Something I am struggling with is understanding how we can use a pre-trained language model, say with wikitext-103 weights. We then create a language model databunch
TextLMDataBunch.from_df(target_corpus), however this databunch creates its own vocabulary. How can it take advantage of the pretrained model weights when it is obvious that the vocab used is different (wikipedia corpus vocab).
To me this means that when getting the embedding for word ‘apple’ for instance, which gets numericalized to say 123 in our target corpus, we could potentially get the embedding for any arbitrary word as 123 may be the index of a totally different word in the wikitext-103 vocab.
I remember old word2vec used to save the vocab file so it could be reused (I could be wrong, its been a while).
Can anyone shed some light on this.
Yes. Adaptation of a pretrained model vocab to a new corpus data happens in
convert_weights() function when you call
What happens in
convert_weights() if old tokens from the pretrained are present in new vocab they will be replaced. As for the unseen new tokens, they will be initialized by mean of embeddings. All other LSTM/QRNN layer weights will be loaded directly so archs should match.

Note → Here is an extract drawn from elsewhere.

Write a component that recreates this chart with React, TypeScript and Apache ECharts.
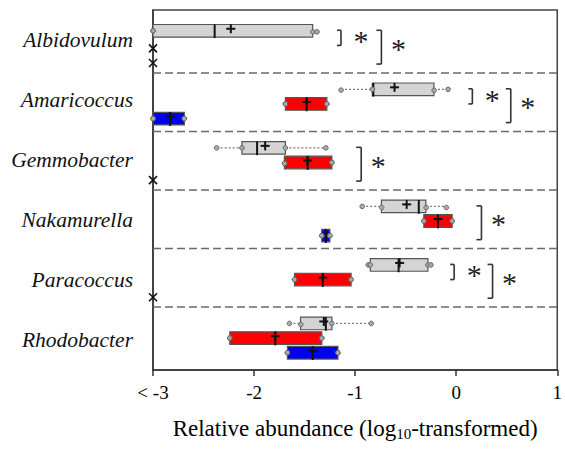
import React, { useEffect, useRef } from "react";
import * as echarts from "echarts";

const categories = ["Albidovulum", "Amaricoccus", "Gemmobacter", "Nakamurella", "Paracoccus", "Rhodobacter"];
const xTicks = [-3, -2, -1, 0, 1];

// [min, q1, median, q3, max, mean]; null = below detection (< -3)
const grayStats: (number[] | null)[] = [
  [-3, -3, -2.39, -1.42, -1.38, -2.23],
  [-1.14, -0.83, -0.82, -0.22, -0.08, -0.61],
  [-2.37, -2.12, -1.97, -1.69, -1.29, -1.89],
  [-0.93, -0.74, -0.37, -0.3, -0.1, -0.49],
  [-0.87, -0.85, -0.57, -0.28, -0.25, -0.56],
  [-1.65, -1.54, -1.29, -1.23, -0.84, -1.31],
];
const redStats: (number[] | null)[] = [
  null,
  [-1.69, -1.69, -1.48, -1.28, -1.28, -1.48],
  [-1.7, -1.7, -1.47, -1.23, -1.23, -1.47],
  [-0.32, -0.32, -0.18, -0.04, -0.04, -0.18],
  [-1.6, -1.6, -1.32, -1.04, -1.04, -1.32],
  [-2.24, -2.24, -1.79, -1.33, -1.33, -1.79],
];
const blueStats: (number[] | null)[] = [
  null,
  [-3, -3, -2.83, -2.69, -2.69, -2.83],
  null,
  [-1.33, -1.33, -1.29, -1.25, -1.25, -1.29],
  null,
  [-1.67, -1.67, -1.42, -1.17, -1.17, -1.42],
];

// significance brackets: [group, fromRow, toRow, x]
const brackets: number[][] = [
  [0, 0, 1, -1.14],
  [0, 0, 2, -0.74],
  [1, 0, 1, 0.16],
  [1, 0, 2, 0.54],
  [2, 0, 2, -0.94],
  [3, 0, 2, 0.25],
  [4, 0, 1, -0.02],
  [4, 0, 2, 0.36],
];

const FILLS = ["#d4d4d4", "#ff0000", "#0000f0"];
const SERIF = "Liberation Serif";
const rowPos = (g: number, r: number) => 4 * g + 1.12 + r;

function boxData(stats: (number[] | null)[], row: number) {
  const out: number[][] = [];
  stats.forEach((s, g) => {
    if (s) out.push([rowPos(g, row), ...s]);
  });
  return out;
}
function missingData() {
  const out: number[][] = [];
  [grayStats, redStats, blueStats].forEach((st, r) =>
    st.forEach((s, g) => {
      if (!s) out.push([-3, rowPos(g, r)]);
    })
  );
  return out;
}

function boxRender(fill: string) {
  return (params: any, api: any) => {
    const y = api.value(0);
    const [min, q1, med, q3, max, mean] = [1, 2, 3, 4, 5, 6].map((i) => api.value(i));
    const c = (v: number) => api.coord([v, y]);
    const pMin = c(min), pQ1 = c(q1), pMed = c(med), pQ3 = c(q3), pMax = c(max), pMean = c(mean);
    const cy = pQ1[1];
    const h = 6.3;
    const children: any[] = [];
    const whisk = { stroke: "#777", lineWidth: 1.3, lineDash: [2, 2] };
    if (pQ1[0] - pMin[0] > 1)
      children.push({ type: "line", shape: { x1: pMin[0], y1: cy, x2: pQ1[0], y2: cy }, style: whisk });
    if (pMax[0] - pQ3[0] > 1)
      children.push({ type: "line", shape: { x1: pQ3[0], y1: cy, x2: pMax[0], y2: cy }, style: whisk });
    children.push({
      type: "rect",
      shape: { x: pQ1[0], y: cy - h, width: pQ3[0] - pQ1[0], height: 2 * h },
      style: { fill, stroke: "#555", lineWidth: 1.2 },
    });
    children.push({
      type: "line",
      shape: { x1: pMed[0], y1: cy - h, x2: pMed[0], y2: cy + h + 1 },
      style: { stroke: "#111", lineWidth: 2 },
    });
    const mx = pMean[0], my = cy - 2;
    children.push({ type: "line", shape: { x1: mx, y1: my - 4.5, x2: mx, y2: my + 4.5 }, style: { stroke: "#111", lineWidth: 2 } });
    children.push({ type: "line", shape: { x1: mx - 4.5, y1: my, x2: mx + 4.5, y2: my }, style: { stroke: "#111", lineWidth: 2 } });
    [pMin, pQ1, pQ3, pMax].forEach((p) =>
      children.push({ type: "circle", shape: { cx: p[0], cy, r: 2.3 }, style: { fill: "#aaa", stroke: "#666", lineWidth: 1 } })
    );
    return { type: "group", children };
  };
}

const sepData = categories.slice(1).map((_, i) => [4 * (i + 1)]);

export default function App() {
  const ref = useRef<HTMLDivElement>(null);
  useEffect(() => {
    const chart = echarts.init(ref.current!, null, { renderer: "svg" });
    const option: any = {
      animation: false,
      grid: { left: 153, top: 10, right: 1, bottom: 79, show: true, borderColor: "#444", borderWidth: 1.5 },
      xAxis: {
        type: "value",
        min: -3,
        max: 1,
        interval: 1,
        axisLine: { show: true, onZero: false, lineStyle: { color: "#333", width: 1.5 } },
        axisTick: { show: true, length: 6, lineStyle: { color: "#333", width: 1.5 } },
        splitLine: { show: false },
        axisLabel: {
          fontFamily: SERIF,
          fontSize: 19,
          color: "#000",
          margin: 13,
          formatter: (v: number) => (v === xTicks[0] ? "< " + v : String(v)),
        },
        name: "{a|Relative abundance (log}{s|10}{a|-transformed)}",
        nameLocation: "middle",
        nameGap: 46,
        nameTextStyle: {
          rich: {
            a: { fontFamily: SERIF, fontSize: 23, color: "#000" },
            s: { fontFamily: SERIF, fontSize: 15, color: "#000", padding: [10, 0, 0, 0] },
          },
        },
      },
      yAxis: [
        { type: "value", min: -0.3, max: 24.3, inverse: true, show: false },
        {
          type: "category",
          data: categories,
          inverse: true,
          position: "left",
          axisLine: { show: true, lineStyle: { color: "#333", width: 1.5 } },
          axisTick: { show: false },
          axisLabel: { fontFamily: SERIF, fontStyle: "italic", fontSize: 21.5, color: "#111", margin: 20 },
        },
      ],
      series: [
        {
          type: "custom",
          yAxisIndex: 0,
          data: sepData,
          renderItem: (params: any, api: any) => {
            const y = api.value(0);
            const a = api.coord([-3, y]);
            const b = api.coord([1, y]);
            return {
              type: "line",
              shape: { x1: a[0], y1: a[1], x2: b[0] + 2, y2: b[1] },
              style: { stroke: "#6a6a6a", lineWidth: 1.6, lineDash: [8, 4] },
            };
          },
        },
        ...[grayStats, redStats, blueStats].map((st, r) => ({
          type: "custom",
          yAxisIndex: 0,
          data: boxData(st, r),
          renderItem: boxRender(FILLS[r]),
        })),
        {
          type: "custom",
          yAxisIndex: 0,
          data: missingData(),
          clip: false,
          renderItem: (params: any, api: any) => {
            const p = api.coord([api.value(0), api.value(1)]);
            const cx = p[0], cy = p[1] + 3, s = 4;
            return {
              type: "group",
              children: [
                { type: "line", shape: { x1: cx - s, y1: cy - s, x2: cx + s, y2: cy + s }, style: { stroke: "#111", lineWidth: 1.6 } },
                { type: "line", shape: { x1: cx - s, y1: cy + s, x2: cx + s, y2: cy - s }, style: { stroke: "#111", lineWidth: 1.6 } },
              ],
            };
          },
        },
        {
          type: "custom",
          yAxisIndex: 0,
          data: brackets.map((b) => [b[3], rowPos(b[0], b[1]), rowPos(b[0], b[2])]),
          renderItem: (params: any, api: any) => {
            const x = api.value(0);
            const top = api.coord([x, api.value(1)]);
            const bot = api.coord([x, api.value(2)]);
            const large = api.value(2) - api.value(1) > 1.5;
            const y1 = top[1] - 0.5;
            const y2 = bot[1] + (large ? 4 : 0);
            const tick = large ? 5 : 4;
            const st = { stroke: "#333", lineWidth: 1.6 };
            return {
              type: "group",
              children: [
                { type: "line", shape: { x1: top[0], y1, x2: top[0], y2 }, style: st },
                { type: "line", shape: { x1: top[0] - tick, y1, x2: top[0], y2: y1 }, style: st },
                { type: "line", shape: { x1: top[0] - tick, y1: y2, x2: top[0], y2 }, style: st },
                {
                  type: "text",
                  x: top[0] + (large ? 17 : 20),
                  y: (y1 + y2) / 2 + (large ? 1 : 3),
                  style: {
                    text: "*",
                    fontFamily: SERIF,
                    fontSize: 30,
                    fill: "#222",
                    align: "center",
                    verticalAlign: "middle",
                  },
                },
              ],
            };
          },
        },
      ],
    };
    chart.setOption(option);
    return () => chart.dispose();
  }, []);
  return <div ref={ref} style={{ position: "absolute", left: 0, top: 0, width: 565, height: 449 }} />;
}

def convert_weights(wgts:Weights, stoi_wgts:Dict[str,int], itos_new:Collection[str]) -> Weights:
"Convert the model `wgts` to go with a new vocabulary."

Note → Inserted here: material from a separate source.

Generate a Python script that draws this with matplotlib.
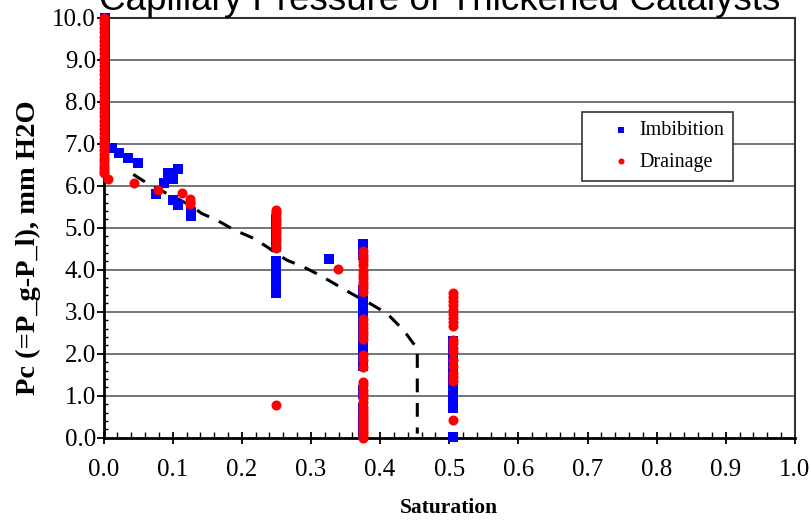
import numpy as np
import matplotlib
matplotlib.use("Agg")
import matplotlib.pyplot as plt
from matplotlib.ticker import MultipleLocator, FormatStrFormatter

# ---------------- data ----------------
title = "Capillary Pressure of Thickened Catalysts"
xlabel = "Saturation"
ylabel = "Pc (=P_g-P_l), mm H2O"

# Imbibition: columns at fixed saturation plus scattered points
imb_col_sat = [0.002, 0.25, 0.375, 0.505]
imb_col_pc = [
    [7.0, 7.1, 7.2, 7.3, 7.4, 7.5, 7.6, 7.7, 7.8, 7.9, 8.0, 8.1, 8.2, 8.3, 8.4, 8.5,
     8.6, 8.7, 8.8, 8.9, 9.0, 9.1, 9.2, 9.3, 9.4, 9.5, 9.6, 9.7, 9.8, 9.9, 10.0],
    [3.45, 3.55, 3.65, 3.75, 3.85, 3.95, 4.05, 4.15, 4.22,
     4.55, 4.65, 4.75, 4.85, 4.95, 5.05, 5.15, 5.22],
    [4.35, 4.45, 4.55, 4.62,
     2.36, 2.45, 2.55, 2.65, 2.75, 2.85, 2.95, 3.05, 3.15, 3.25, 3.35, 3.45, 3.52,
     1.70, 1.80, 1.90, 2.00, 2.10, 2.22,
     1.05, 1.15,
     0.10, 0.20, 0.32, 0.45, 0.58, 0.72],
    [0.72, 0.80, 0.90, 1.00, 1.08, 1.20, 1.30, 1.40, 1.50, 1.60, 1.70, 1.80, 1.90,
     2.00, 2.10, 2.20, 2.30, 0.02],
]
imb_pt_sat = [0.012, 0.023, 0.035, 0.050, 0.076, 0.0875, 0.093, 0.100, 0.107, 0.100,
              0.107, 0.126, 0.126, 0.326]
imb_pt_pc = [6.91, 6.79, 6.65, 6.55, 5.80, 6.06, 6.30, 6.15, 6.41, 5.66,
             5.54, 5.38, 5.28, 4.26]

# Drainage
drn_col_sat = [0.0, 0.25, 0.375, 0.505]
drn_col_pc = [
    [6.30, 6.35, 6.42, 6.50, 6.58, 6.66, 6.75, 6.85, 6.95, 7.05, 7.15, 7.25, 7.35, 7.45,
     7.55, 7.65, 7.75, 7.85, 7.95, 8.05, 8.15, 8.25, 8.35, 8.45, 8.55, 8.65, 8.75, 8.85,
     8.95, 9.05, 9.15, 9.25, 9.35, 9.45, 9.55, 9.65, 9.75, 9.85, 9.93, 10.0],
    [4.52, 4.60, 4.68, 4.76, 4.84, 4.92, 5.00, 5.08, 5.16, 5.24, 5.32, 5.38, 5.42, 0.78],
    [4.12, 4.20, 4.28, 4.36, 4.44,
     3.48, 3.56, 3.64, 3.72, 3.80, 3.88, 3.96,
     2.36, 2.44, 2.52, 2.62, 2.72, 2.82,
     1.68, 1.85, 1.97,
     0.85, 0.95, 1.05, 1.15, 1.25, 1.33,
     0.00, 0.05, 0.11, 0.17, 0.24, 0.31, 0.38, 0.45, 0.52, 0.60, 0.67, 0.74],
    [2.65, 2.75, 2.85, 2.95, 3.05, 3.15, 3.25, 3.35, 3.45,
     1.35, 1.45, 1.55, 1.70, 1.85, 2.05, 2.15, 2.25, 2.32, 0.42],
]
drn_pt_sat = [0.007, 0.044, 0.079, 0.113, 0.125, 0.125, 0.125, 0.3396]
drn_pt_pc = [6.16, 6.06, 5.91, 5.82, 5.68, 5.62, 5.56, 4.02]

fit_x = [0.043, 0.067, 0.096, 0.125, 0.142, 0.164, 0.190, 0.217, 0.236, 0.265, 0.289,
         0.313, 0.337, 0.360, 0.385, 0.410, 0.434, 0.448, 0.4538, 0.4538]
fit_y = [6.27, 6.02, 5.78, 5.54, 5.34, 5.18, 4.94, 4.75, 4.55, 4.23, 4.07,
         3.87, 3.64, 3.42, 3.20, 2.96, 2.56, 2.25, 2.15, 0.10]

xticks = [0.0, 0.1, 0.2, 0.3, 0.4, 0.5, 0.6, 0.7, 0.8, 0.9, 1.0]
yticks = [0.0, 1.0, 2.0, 3.0, 4.0, 5.0, 6.0, 7.0, 8.0, 9.0, 10.0]


def assemble(col_sat, col_pc, pt_sat, pt_pc):
    xs, ys = [], []
    for s, pcs in zip(col_sat, col_pc):
        xs += [s] * len(pcs)
        ys += list(pcs)
    xs += list(pt_sat)
    ys += list(pt_pc)
    return xs, ys


imb_x, imb_y = assemble(imb_col_sat, imb_col_pc, imb_pt_sat, imb_pt_pc)
drn_x, drn_y = assemble(drn_col_sat, drn_col_pc, drn_pt_sat, drn_pt_pc)

# ---------------- figure ----------------
serif = ["Liberation Serif", "DejaVu Serif"]
fig = plt.figure(figsize=(8.12, 5.2), dpi=100)
ax = fig.add_axes([0.1275, 0.158, 0.8515, 0.808])

ax.set_xlim(0, 1)
ax.set_ylim(0, 10)

for yv in yticks[1:-1]:
    ax.axhline(yv, color="#6a6a6a", lw=1.3, zorder=0)

ax.plot(fit_x, fit_y, color="black", lw=2.2, dashes=(4.5, 3.5), zorder=2)

ax.scatter(imb_x, imb_y, marker="s", s=50, color="#0000ff", linewidths=0,
           zorder=3, clip_on=False, label="Imbibition")
ax.scatter(drn_x, drn_y, marker="o", s=52, color="#ff0000", linewidths=0,
           zorder=4, clip_on=False, label="Drainage")

ax.set_xticks(xticks)
ax.set_yticks(yticks)
ax.xaxis.set_major_formatter(FormatStrFormatter("%.1f"))
ax.yaxis.set_major_formatter(FormatStrFormatter("%.1f"))
ax.xaxis.set_minor_locator(MultipleLocator(0.02))
ax.yaxis.set_minor_locator(MultipleLocator(0.2))

ax.tick_params(axis="x", which="major", direction="inout", length=9, width=1.3,
               pad=11, labelsize=18, colors="black")
ax.tick_params(axis="x", which="minor", direction="in", length=4, width=1.0)
ax.tick_params(axis="y", which="major", direction="out", length=5, width=1.3,
               pad=0.5, labelsize=18)
ax.tick_params(axis="y", which="minor", direction="in", length=3, width=1.0)
for lab in ax.get_xticklabels() + ax.get_yticklabels():
    lab.set_fontfamily(serif)

for side in ["left", "bottom"]:
    ax.spines[side].set_linewidth(2.0)
    ax.spines[side].set_color("black")
for side in ["top", "right"]:
    ax.spines[side].set_linewidth(1.5)
    ax.spines[side].set_color("#333333")

ax.set_xlabel(xlabel, family=serif, fontweight="bold", fontsize=15.5)
ax.xaxis.set_label_coords(0.5, -0.168)
ax.xaxis.label.set_va("center")
ax.set_ylabel(ylabel, family=serif, fontweight="bold", fontsize=20.5)
ax.yaxis.set_label_coords(-0.108, 0.452)
ax.yaxis.label.set_va("center")

fig.text(0.541, 0.981, title, family=["Liberation Sans", "DejaVu Sans"],
         fontsize=26.5, ha="center", va="baseline")

leg = ax.legend(loc="upper left", bbox_to_anchor=(0.692, 0.775), borderaxespad=0,
                prop={"family": serif, "size": 14.5}, fancybox=False, framealpha=1,
                edgecolor="#333333", handlelength=3.0, handletextpad=-0.6,
                borderpad=0.45, labelspacing=0.6, markerscale=0.6)
leg.get_frame().set_linewidth(1.2)

fig.savefig("out.png", dpi=100)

dec_bias, enc_wgts = wgts['1.decoder.bias'], wgts['0.encoder.weight']
bias_m, wgts_m = dec_bias.mean(0), enc_wgts.mean(0)
new_w = enc_wgts.new_zeros((len(itos_new),enc_wgts.size(1))).zero_()
new_b = dec_bias.new_zeros((len(itos_new),)).zero_()
for i,w in enumerate(itos_new):
r = stoi_wgts[w] if w in stoi_wgts else -1
new_w[i] = enc_wgts[r] if r>=0 else wgts_m
new_b[i] = dec_bias[r] if r>=0 else bias_m
wgts['0.encoder.weight'] = new_w
wgts['0.encoder_dp.emb.weight'] = new_w.clone()
wgts['1.decoder.weight'] = new_w.clone()
wgts['1.decoder.bias'] = new_b
It looks like we are assuming
tie_weights=True when loading a pretrained model, but not sure.
Ahh, I did’nt look into that
load_pretrained call when reading the
text_classifier_learner code. Thanks for that.
Do you know how to access the new vocab list?
when i do this
I get a very huge list that has a length bigger than 60K which is the vocab size?
I’d like to make sure that some important vocabulary are in the new modified vocabulary after language model finetuning, and I’d also like to compare the vocab for pretrained model before and after the language model finetuning.
In case anyone else is wondering, there’re two dict, stoi which contains many words that maps to 0 (unk) and itos which contains our vocab
itos length = vocab size
stoi length = all words appeared in the corpus either it’s included in our model or not.